Charts and diagrams as code:
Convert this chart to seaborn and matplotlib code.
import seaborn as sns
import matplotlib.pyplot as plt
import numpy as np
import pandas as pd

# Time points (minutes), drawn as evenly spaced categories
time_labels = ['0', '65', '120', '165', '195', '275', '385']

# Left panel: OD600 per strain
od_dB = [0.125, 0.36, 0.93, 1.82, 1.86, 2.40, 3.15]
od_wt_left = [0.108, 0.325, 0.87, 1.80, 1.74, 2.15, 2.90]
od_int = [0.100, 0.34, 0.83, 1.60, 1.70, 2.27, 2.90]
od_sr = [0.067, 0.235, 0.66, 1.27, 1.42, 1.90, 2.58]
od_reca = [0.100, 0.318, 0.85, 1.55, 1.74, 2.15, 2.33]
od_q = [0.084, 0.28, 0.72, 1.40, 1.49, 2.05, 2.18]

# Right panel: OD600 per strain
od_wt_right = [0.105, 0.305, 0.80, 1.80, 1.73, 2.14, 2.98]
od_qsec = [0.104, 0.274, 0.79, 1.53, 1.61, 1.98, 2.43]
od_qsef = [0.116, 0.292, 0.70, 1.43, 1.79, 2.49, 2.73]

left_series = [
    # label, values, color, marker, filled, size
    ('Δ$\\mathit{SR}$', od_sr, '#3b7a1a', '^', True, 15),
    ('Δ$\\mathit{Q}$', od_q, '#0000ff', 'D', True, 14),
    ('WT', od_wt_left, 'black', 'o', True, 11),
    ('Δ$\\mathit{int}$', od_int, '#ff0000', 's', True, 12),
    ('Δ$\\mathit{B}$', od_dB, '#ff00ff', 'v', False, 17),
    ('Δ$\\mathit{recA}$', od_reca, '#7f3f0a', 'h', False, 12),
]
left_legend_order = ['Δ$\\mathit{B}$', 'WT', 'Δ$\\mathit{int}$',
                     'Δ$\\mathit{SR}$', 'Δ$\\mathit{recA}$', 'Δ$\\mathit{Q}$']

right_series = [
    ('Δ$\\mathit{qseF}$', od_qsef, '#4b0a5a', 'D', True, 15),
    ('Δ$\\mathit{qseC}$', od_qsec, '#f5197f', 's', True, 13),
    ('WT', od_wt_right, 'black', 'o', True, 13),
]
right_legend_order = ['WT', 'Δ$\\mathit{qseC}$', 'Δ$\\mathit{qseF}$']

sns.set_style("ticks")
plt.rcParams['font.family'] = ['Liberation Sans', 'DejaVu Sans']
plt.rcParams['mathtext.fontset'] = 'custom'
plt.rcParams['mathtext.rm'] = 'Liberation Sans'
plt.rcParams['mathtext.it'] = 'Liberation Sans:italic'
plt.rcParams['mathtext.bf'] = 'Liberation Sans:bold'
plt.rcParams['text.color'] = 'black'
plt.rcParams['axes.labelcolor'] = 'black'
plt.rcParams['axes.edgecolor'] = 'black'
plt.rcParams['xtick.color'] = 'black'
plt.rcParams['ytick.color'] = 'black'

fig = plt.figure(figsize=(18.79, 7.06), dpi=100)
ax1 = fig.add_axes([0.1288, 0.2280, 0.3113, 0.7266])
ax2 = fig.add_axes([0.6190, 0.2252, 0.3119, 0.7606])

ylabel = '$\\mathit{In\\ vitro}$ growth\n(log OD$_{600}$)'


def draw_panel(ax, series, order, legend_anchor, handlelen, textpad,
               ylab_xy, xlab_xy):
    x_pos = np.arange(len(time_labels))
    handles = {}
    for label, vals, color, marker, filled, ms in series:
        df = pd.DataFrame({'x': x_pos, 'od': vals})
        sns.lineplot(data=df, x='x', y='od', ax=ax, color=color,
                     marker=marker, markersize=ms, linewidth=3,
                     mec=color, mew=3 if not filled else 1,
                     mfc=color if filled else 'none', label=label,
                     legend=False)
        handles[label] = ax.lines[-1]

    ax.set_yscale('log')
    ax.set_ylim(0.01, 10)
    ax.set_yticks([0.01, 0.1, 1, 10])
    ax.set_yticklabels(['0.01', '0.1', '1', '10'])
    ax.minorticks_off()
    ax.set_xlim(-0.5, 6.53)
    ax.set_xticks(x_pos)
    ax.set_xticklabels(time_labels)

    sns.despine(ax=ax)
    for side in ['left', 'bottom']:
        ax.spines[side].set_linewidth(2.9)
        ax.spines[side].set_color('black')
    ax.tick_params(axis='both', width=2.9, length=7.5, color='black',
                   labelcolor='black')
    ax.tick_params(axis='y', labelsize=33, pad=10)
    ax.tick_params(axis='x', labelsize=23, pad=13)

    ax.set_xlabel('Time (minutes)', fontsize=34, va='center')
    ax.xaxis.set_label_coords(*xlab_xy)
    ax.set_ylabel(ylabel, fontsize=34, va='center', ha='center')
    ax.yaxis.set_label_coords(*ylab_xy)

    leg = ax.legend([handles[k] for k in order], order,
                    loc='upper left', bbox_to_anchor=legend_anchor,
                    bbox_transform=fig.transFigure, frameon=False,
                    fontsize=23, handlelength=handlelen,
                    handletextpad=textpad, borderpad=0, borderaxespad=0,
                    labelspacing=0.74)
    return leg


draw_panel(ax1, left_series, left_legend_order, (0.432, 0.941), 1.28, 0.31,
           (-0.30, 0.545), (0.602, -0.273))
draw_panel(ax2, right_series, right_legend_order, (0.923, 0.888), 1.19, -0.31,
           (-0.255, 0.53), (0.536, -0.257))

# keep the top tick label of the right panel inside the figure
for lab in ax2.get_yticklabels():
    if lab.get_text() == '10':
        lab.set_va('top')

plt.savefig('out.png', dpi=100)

--

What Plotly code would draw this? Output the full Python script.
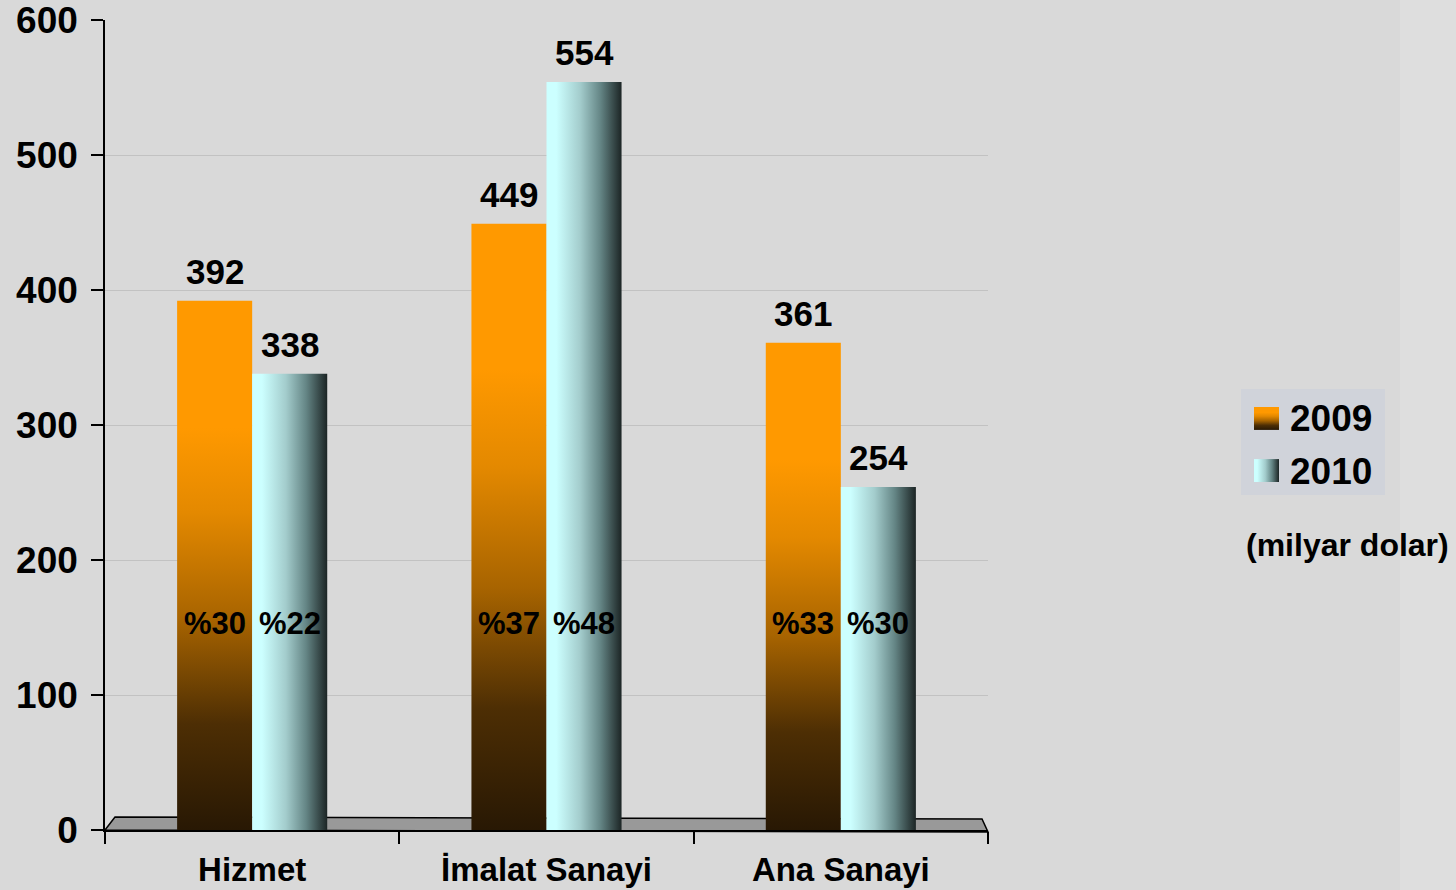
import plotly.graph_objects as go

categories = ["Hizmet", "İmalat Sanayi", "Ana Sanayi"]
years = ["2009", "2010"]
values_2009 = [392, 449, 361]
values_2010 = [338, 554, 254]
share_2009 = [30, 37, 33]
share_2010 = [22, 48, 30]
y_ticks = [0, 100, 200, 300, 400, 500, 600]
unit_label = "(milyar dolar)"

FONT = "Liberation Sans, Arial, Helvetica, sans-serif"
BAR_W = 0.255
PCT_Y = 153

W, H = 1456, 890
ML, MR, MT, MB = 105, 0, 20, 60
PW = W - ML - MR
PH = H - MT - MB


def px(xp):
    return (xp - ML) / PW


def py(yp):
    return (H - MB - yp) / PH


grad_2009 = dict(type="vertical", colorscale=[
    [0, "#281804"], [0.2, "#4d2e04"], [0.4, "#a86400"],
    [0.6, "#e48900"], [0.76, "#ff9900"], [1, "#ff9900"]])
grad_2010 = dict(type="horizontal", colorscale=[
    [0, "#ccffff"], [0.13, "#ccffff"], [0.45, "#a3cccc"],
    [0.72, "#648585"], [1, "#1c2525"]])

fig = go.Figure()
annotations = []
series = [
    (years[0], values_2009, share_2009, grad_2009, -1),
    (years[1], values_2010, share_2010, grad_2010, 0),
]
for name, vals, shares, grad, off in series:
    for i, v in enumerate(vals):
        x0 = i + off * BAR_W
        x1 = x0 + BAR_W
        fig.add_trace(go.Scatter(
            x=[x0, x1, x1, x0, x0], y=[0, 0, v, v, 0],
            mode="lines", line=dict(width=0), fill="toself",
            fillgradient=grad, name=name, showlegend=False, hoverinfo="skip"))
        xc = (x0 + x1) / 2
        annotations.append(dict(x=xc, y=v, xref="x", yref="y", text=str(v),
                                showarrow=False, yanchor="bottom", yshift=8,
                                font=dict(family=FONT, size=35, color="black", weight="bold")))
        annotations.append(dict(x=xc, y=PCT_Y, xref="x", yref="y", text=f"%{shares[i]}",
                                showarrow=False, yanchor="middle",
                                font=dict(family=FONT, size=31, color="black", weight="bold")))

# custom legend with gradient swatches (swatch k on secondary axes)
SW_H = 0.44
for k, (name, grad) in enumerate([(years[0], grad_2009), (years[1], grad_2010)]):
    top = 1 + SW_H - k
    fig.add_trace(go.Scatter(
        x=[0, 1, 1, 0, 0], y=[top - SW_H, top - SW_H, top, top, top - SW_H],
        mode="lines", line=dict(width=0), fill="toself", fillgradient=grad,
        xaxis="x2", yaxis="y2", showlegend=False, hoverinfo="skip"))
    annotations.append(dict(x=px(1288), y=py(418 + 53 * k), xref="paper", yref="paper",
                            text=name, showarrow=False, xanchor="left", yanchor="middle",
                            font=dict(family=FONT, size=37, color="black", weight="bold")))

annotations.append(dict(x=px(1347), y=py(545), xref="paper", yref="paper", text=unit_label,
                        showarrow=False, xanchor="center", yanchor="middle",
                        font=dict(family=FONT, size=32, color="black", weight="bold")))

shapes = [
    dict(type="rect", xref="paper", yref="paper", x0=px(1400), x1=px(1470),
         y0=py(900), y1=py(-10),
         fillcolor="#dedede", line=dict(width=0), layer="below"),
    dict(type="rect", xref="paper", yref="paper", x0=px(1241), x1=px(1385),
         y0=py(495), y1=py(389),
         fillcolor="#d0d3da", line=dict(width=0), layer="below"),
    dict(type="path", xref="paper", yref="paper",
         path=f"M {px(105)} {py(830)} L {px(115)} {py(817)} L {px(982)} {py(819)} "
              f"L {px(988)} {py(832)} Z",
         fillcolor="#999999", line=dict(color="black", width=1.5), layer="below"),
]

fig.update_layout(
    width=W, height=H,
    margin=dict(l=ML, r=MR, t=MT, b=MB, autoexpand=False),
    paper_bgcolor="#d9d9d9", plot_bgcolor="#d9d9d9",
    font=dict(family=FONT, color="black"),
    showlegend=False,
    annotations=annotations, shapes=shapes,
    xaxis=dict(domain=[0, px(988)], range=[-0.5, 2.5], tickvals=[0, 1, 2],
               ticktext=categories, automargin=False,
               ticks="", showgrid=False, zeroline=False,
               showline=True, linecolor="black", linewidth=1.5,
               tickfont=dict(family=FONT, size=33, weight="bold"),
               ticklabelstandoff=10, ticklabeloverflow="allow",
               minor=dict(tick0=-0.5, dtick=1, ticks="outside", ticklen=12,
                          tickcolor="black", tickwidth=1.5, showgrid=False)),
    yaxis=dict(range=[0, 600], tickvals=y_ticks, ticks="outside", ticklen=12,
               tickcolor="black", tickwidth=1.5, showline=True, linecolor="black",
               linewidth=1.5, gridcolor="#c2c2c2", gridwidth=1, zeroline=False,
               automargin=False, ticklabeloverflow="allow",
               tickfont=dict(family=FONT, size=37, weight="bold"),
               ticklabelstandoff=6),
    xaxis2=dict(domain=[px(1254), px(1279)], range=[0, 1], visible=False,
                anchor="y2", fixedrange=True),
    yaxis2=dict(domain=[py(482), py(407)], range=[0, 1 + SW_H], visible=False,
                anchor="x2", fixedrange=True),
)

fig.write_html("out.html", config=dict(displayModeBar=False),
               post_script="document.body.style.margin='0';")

--

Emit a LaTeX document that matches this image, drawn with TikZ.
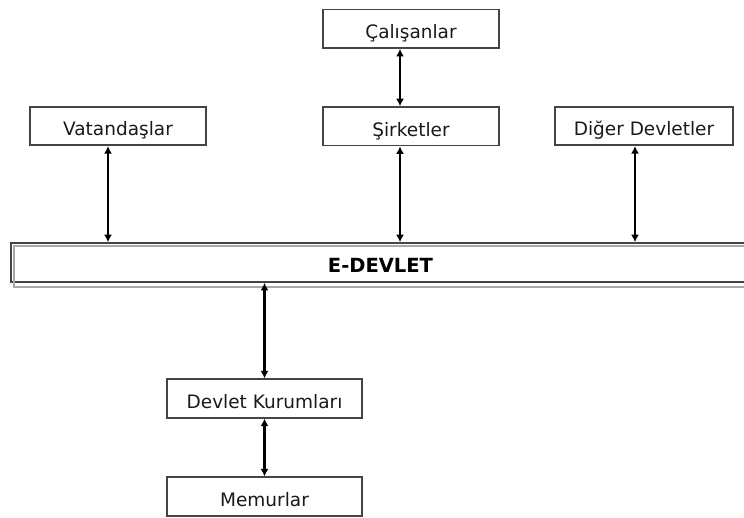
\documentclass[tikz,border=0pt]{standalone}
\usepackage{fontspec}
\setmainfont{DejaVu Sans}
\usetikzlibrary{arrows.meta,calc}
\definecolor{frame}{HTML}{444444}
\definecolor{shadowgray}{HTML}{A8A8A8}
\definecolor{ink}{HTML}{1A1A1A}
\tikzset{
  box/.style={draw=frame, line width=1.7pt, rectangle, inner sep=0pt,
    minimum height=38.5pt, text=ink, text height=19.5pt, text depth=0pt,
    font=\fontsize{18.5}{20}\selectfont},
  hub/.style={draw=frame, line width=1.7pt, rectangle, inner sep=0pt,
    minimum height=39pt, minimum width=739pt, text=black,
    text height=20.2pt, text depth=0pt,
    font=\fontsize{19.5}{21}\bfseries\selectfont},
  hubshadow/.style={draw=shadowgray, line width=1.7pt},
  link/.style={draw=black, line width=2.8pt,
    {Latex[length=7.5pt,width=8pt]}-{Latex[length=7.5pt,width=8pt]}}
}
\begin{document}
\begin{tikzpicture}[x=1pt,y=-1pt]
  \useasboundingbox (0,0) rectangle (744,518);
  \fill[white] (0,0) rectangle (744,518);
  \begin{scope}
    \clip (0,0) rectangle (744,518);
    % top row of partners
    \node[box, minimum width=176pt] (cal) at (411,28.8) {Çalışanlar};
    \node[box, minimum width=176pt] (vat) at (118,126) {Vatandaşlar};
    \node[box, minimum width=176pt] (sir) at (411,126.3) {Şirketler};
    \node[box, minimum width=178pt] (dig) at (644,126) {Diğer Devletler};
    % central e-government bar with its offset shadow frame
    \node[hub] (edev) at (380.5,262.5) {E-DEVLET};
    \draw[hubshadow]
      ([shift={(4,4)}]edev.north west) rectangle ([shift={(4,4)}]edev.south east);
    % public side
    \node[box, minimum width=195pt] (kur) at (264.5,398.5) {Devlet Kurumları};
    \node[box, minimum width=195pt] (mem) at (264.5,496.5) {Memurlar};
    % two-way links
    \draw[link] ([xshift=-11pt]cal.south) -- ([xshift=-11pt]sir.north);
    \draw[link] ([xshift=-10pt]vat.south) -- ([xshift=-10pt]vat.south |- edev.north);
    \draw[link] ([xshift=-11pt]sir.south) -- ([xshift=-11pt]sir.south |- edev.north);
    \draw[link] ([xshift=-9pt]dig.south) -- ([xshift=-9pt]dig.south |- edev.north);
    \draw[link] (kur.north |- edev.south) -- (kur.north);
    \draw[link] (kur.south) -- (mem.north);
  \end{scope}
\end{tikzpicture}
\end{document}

## The request
Extract and output the part that opens with the line containing "Convert this chart" and closes with the line containing "od_qsef = [0.116, 0.292, 0.70, 1.43, 1.79, 2.49, 2.73]", unchanged, ends included.

## Solution to this task
Convert this chart to seaborn and matplotlib code.
import seaborn as sns
import matplotlib.pyplot as plt
import numpy as np
import pandas as pd

# Time points (minutes), drawn as evenly spaced categories
time_labels = ['0', '65', '120', '165', '195', '275', '385']

# Left panel: OD600 per strain
od_dB = [0.125, 0.36, 0.93, 1.82, 1.86, 2.40, 3.15]
od_wt_left = [0.108, 0.325, 0.87, 1.80, 1.74, 2.15, 2.90]
od_int = [0.100, 0.34, 0.83, 1.60, 1.70, 2.27, 2.90]
od_sr = [0.067, 0.235, 0.66, 1.27, 1.42, 1.90, 2.58]
od_reca = [0.100, 0.318, 0.85, 1.55, 1.74, 2.15, 2.33]
od_q = [0.084, 0.28, 0.72, 1.40, 1.49, 2.05, 2.18]

# Right panel: OD600 per strain
od_wt_right = [0.105, 0.305, 0.80, 1.80, 1.73, 2.14, 2.98]
od_qsec = [0.104, 0.274, 0.79, 1.53, 1.61, 1.98, 2.43]
od_qsef = [0.116, 0.292, 0.70, 1.43, 1.79, 2.49, 2.73]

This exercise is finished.